M&A Buying: Determine the Value of a Troubled Company
In addition to considering the nature of the target’s downturn (macro-economic, managerial, or changes in customer preferences, a wise Buyer also looks at a few other key considerations when determining the value, if any, of a troubled company:
Is the target still profitable? If profits are down (perhaps even greatly down) but the target is still break-even or better, a Buyer will be able to ride out the storm (because the acquisition is not burning cash) and wait for the economy to pick up. After the economy turns around, the acquired company’s bottom line will be in position to snap back to its previous higher levels.
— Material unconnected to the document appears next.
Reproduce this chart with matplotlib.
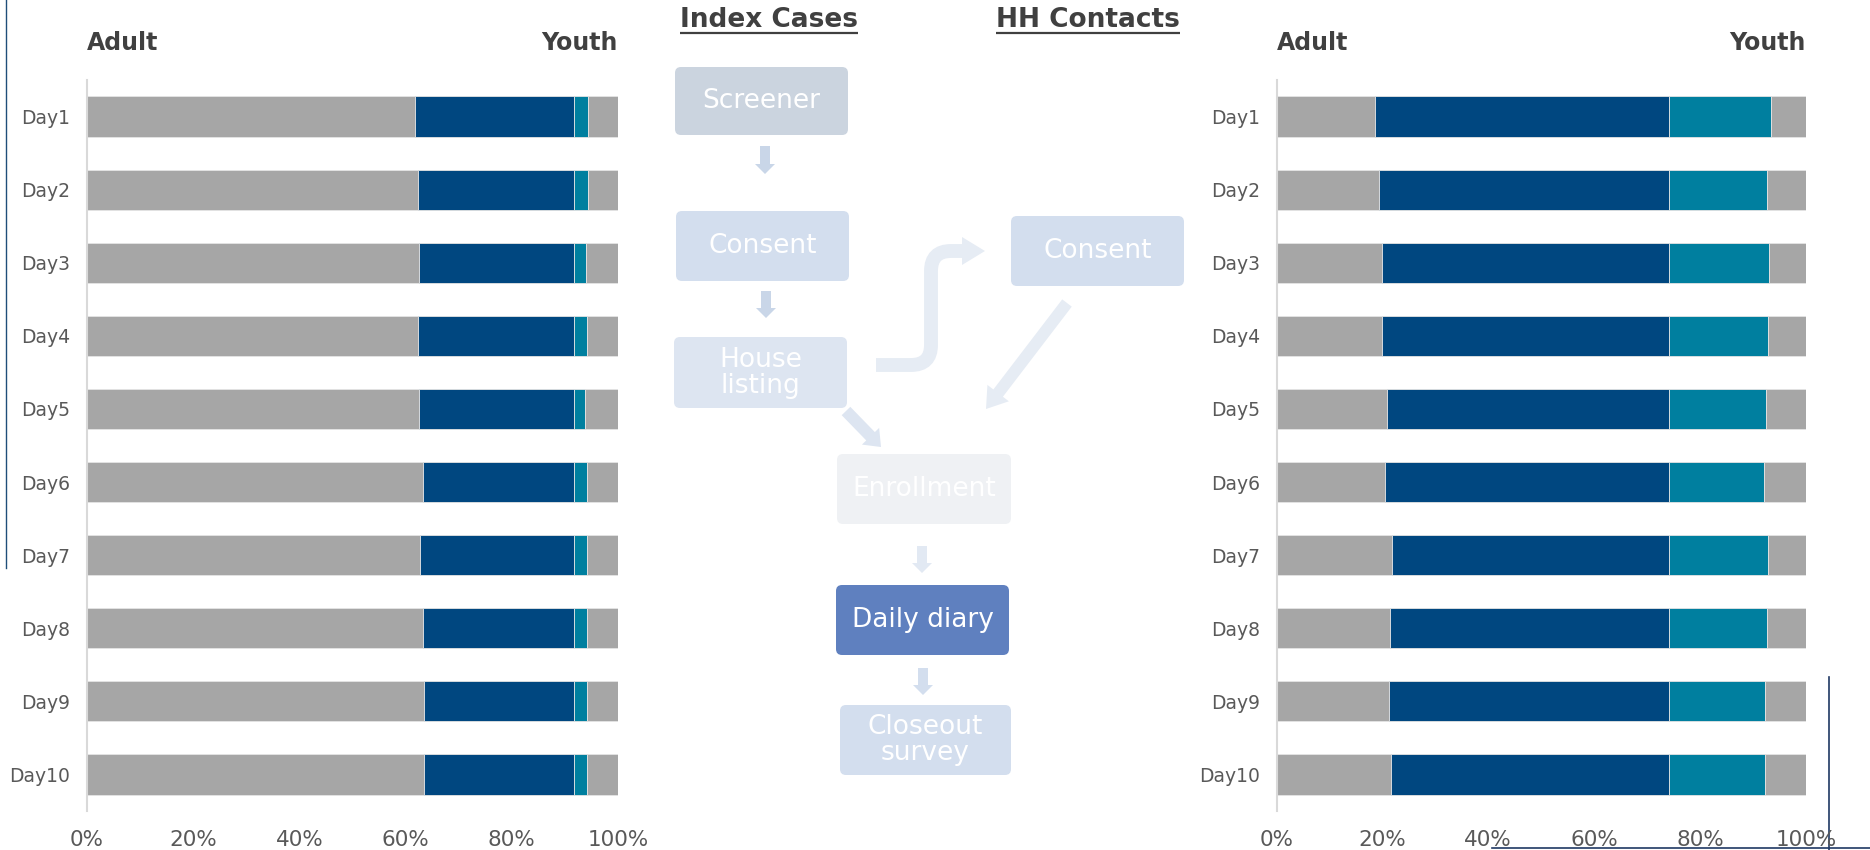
import numpy as np
import matplotlib
matplotlib.use("Agg")
import matplotlib.pyplot as plt
from matplotlib.patches import FancyBboxPatch, FancyArrow, Polygon, PathPatch
from matplotlib.path import Path
from matplotlib.lines import Line2D

plt.rcParams['font.family'] = ['DejaVu Sans']

# ---- data (percent of each day's bar) ----
days = ['Day1', 'Day2', 'Day3', 'Day4', 'Day5', 'Day6', 'Day7', 'Day8', 'Day9', 'Day10']
ticks = [0, 20, 40, 60, 80, 100]
tick_labels = ['0%', '20%', '40%', '60%', '80%', '100%']

# Index cases
idx_grey1 = [61.8, 62.3, 62.5, 62.3, 62.5, 63.2, 62.8, 63.2, 63.5, 63.4]
idx_navy = [30.0, 29.5, 29.3, 29.5, 29.3, 28.6, 29.0, 28.6, 28.3, 28.4]
idx_teal = [2.55, 2.55, 2.2, 2.4, 2.0, 2.4, 2.4, 2.4, 2.4, 2.3]

# Household contacts
hh_grey1 = [18.6, 19.4, 19.9, 19.9, 20.9, 20.5, 21.9, 21.5, 21.2, 21.6]
hh_navy = [55.5, 54.7, 54.2, 54.2, 53.2, 53.6, 52.2, 52.6, 52.9, 52.5]
hh_teal = [19.3, 18.5, 18.9, 18.7, 18.3, 18.0, 18.7, 18.5, 18.2, 18.2]

panel_titles = ['Index Cases', 'HH Contacts']
side_labels = ['Adult', 'Youth']

GREY = '#a6a6a6'
NAVY = '#004780'
TEAL = '#007f9f'
TXT = '#404040'
TICK = '#595959'

fig = plt.figure(figsize=(18.7, 8.5), dpi=100)

# overlay in pixel coordinates for the flow diagram
fc = fig.add_axes([0, 0, 1, 1])
fc.set_xlim(0, 1870)
fc.set_ylim(850, 0)
fc.axis('off')


def stacked(ax, grey1, navy, teal):
    grey1 = np.array(grey1)
    navy = np.array(navy)
    teal = np.array(teal)
    grey2 = 100 - grey1 - navy - teal
    y = np.arange(len(days))
    left = np.zeros(len(days))
    for vals, col in [(grey1, GREY), (navy, NAVY), (teal, TEAL), (grey2, GREY)]:
        ax.barh(y, vals, left=left, height=0.55, color=col,
                edgecolor='#e4e4e4', linewidth=0.6)
        left = left + vals
    ax.set_ylim(len(days) - 0.5, -0.5)
    ax.set_xlim(0, 100)
    ax.set_yticks(y)
    ax.set_yticklabels(days, fontsize=13.5, color=TICK)
    ax.set_xticks(ticks)
    ax.set_xticklabels(tick_labels, fontsize=15.5, color=TICK)
    ax.tick_params(axis='x', length=0, pad=14)
    ax.tick_params(axis='y', length=0, pad=12)
    for s in ['top', 'right', 'bottom']:
        ax.spines[s].set_visible(False)
    ax.spines['left'].set_color('#d9d9d9')
    ax.spines['left'].set_linewidth(1.5)
    ax.set_facecolor('none')
    ax.text(0, 1.05, side_labels[0], transform=ax.transAxes, ha='left',
            va='center', fontsize=17, fontweight='bold', color=TXT)
    ax.text(1, 1.05, side_labels[1], transform=ax.transAxes, ha='right',
            va='center', fontsize=17, fontweight='bold', color=TXT)


axL = fig.add_axes([87 / 1870, 39 / 850, 531 / 1870, 731 / 850])
stacked(axL, idx_grey1, idx_navy, idx_teal)
axR = fig.add_axes([1276.5 / 1870, 39 / 850, 529.5 / 1870, 731 / 850])
stacked(axR, hh_grey1, hh_navy, hh_teal)

# ---- panel titles (underlined) ----
t1 = fc.text(680, 20, panel_titles[0], ha='left', va='center', fontsize=19,
             fontweight='bold', color=TXT)
t2 = fc.text(996, 20, panel_titles[1], ha='left', va='center', fontsize=19,
             fontweight='bold', color=TXT)
fig.canvas.draw()
inv = fc.transData.inverted()
for t in (t1, t2):
    bb = t.get_window_extent()
    (x0, _), (x1, _) = inv.transform([(bb.x0, 0), (bb.x1, 0)])
    fc.plot([x0, x1], [33, 33], color=TXT, lw=1.6, solid_capstyle='butt')

# ---- flow boxes ----
boxes = [
    ('Screener', 675, 67, 848, 135, '#cbd4df'),
    ('Consent', 676, 211, 849, 281, '#d3deee'),
    ('House\nlisting', 674, 337, 847, 408, '#dde5f1'),
    ('Consent', 1011, 216, 1184, 286, '#d3deee'),
    ('Enrollment', 837, 454, 1011, 524, '#eff1f4'),
    ('Daily diary', 836, 585, 1009, 655, '#5f80bf'),
    ('Closeout\nsurvey', 840, 705, 1011, 775, '#d3deee'),
]
for label, x0, y0, x1, y1, col in boxes:
    fc.add_patch(FancyBboxPatch((x0, y0), x1 - x0, y1 - y0,
                                boxstyle='round,pad=0,rounding_size=6',
                                facecolor=col, edgecolor='none'))
    fc.text((x0 + x1) / 2, (y0 + y1) / 2, label, ha='center', va='center',
            fontsize=19, color='white', linespacing=1.0)


def block_arrow(x0, y0, x1, y1, w, hw, hl, col):
    fc.add_patch(FancyArrow(x0, y0, x1 - x0, y1 - y0, width=w, head_width=hw,
                            head_length=hl, length_includes_head=True,
                            facecolor=col, edgecolor='none'))


block_arrow(765, 146, 765, 174, 10, 20, 10, '#c9d6e8')
block_arrow(766, 291, 766, 318, 10, 20, 10, '#c9d6e8')
block_arrow(922, 546, 922, 573, 10, 20, 10, '#e2e9f3')
block_arrow(923, 668, 923, 695, 10, 20, 10, '#d3deee')
block_arrow(846, 411, 881, 447, 12, 24, 15, '#dde5f1')
block_arrow(1067, 303, 986, 409, 12, 27, 20, '#e6ecf4')

# curved arrow from House listing up to HH Consent
verts = [(876, 365), (911, 365), (931, 365), (931, 345), (931, 271),
         (931, 251), (951, 251), (963, 251)]
codes = [Path.MOVETO, Path.LINETO, Path.CURVE3, Path.CURVE3, Path.LINETO,
         Path.CURVE3, Path.CURVE3, Path.LINETO]
fc.add_patch(PathPatch(Path(verts, codes), facecolor='none',
                       edgecolor='#e6ecf4', lw=10, capstyle='butt',
                       joinstyle='miter'))
fc.add_patch(Polygon([(962, 237), (985, 251), (962, 265)], closed=True,
                     facecolor='#e6ecf4', edgecolor='none'))

# stray slide lines
fc.add_line(Line2D([6, 6], [0, 568], color='#1f4e79', lw=1))
fc.add_line(Line2D([1829, 1829], [677, 850], color='#1f3864', lw=1.2))
fc.add_line(Line2D([1492, 1870], [848, 848], color='#1f3864', lw=1.2))

fig.savefig('out.png', dpi=100)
What are the target’s trends? Is the target continuing on a downward slope, or does it appear to be on the rebound? If the worst is behind the company, a Buyer will be in good position to pick up a bargain.
What’s the target’s top line revenue? Even if a target is suffering losses, that company may still have a great deal of value if revenues are large enough. What’s large enough depends, of course, but in a general sense, a $40 million revenue company has far greater residual value than a $3 million revenue company.
A Buyer may be able to move the target’s operations to a new facility and/or eliminate duplicate positions, thus rapidly improving the bottom line of the acquired company.
Does the company have a recognizable brand name or other intangible qualities? These factors are notoriously difficult assets to value, but if a company has a recognizable name within in an industry or has done a good job of differentiating itself from the pack, that intangible may have value for the right Buyer.
On the flip side, a company that’s essentially a faceless name in a sea of interchangeable companies probably doesn’t have much intangible value.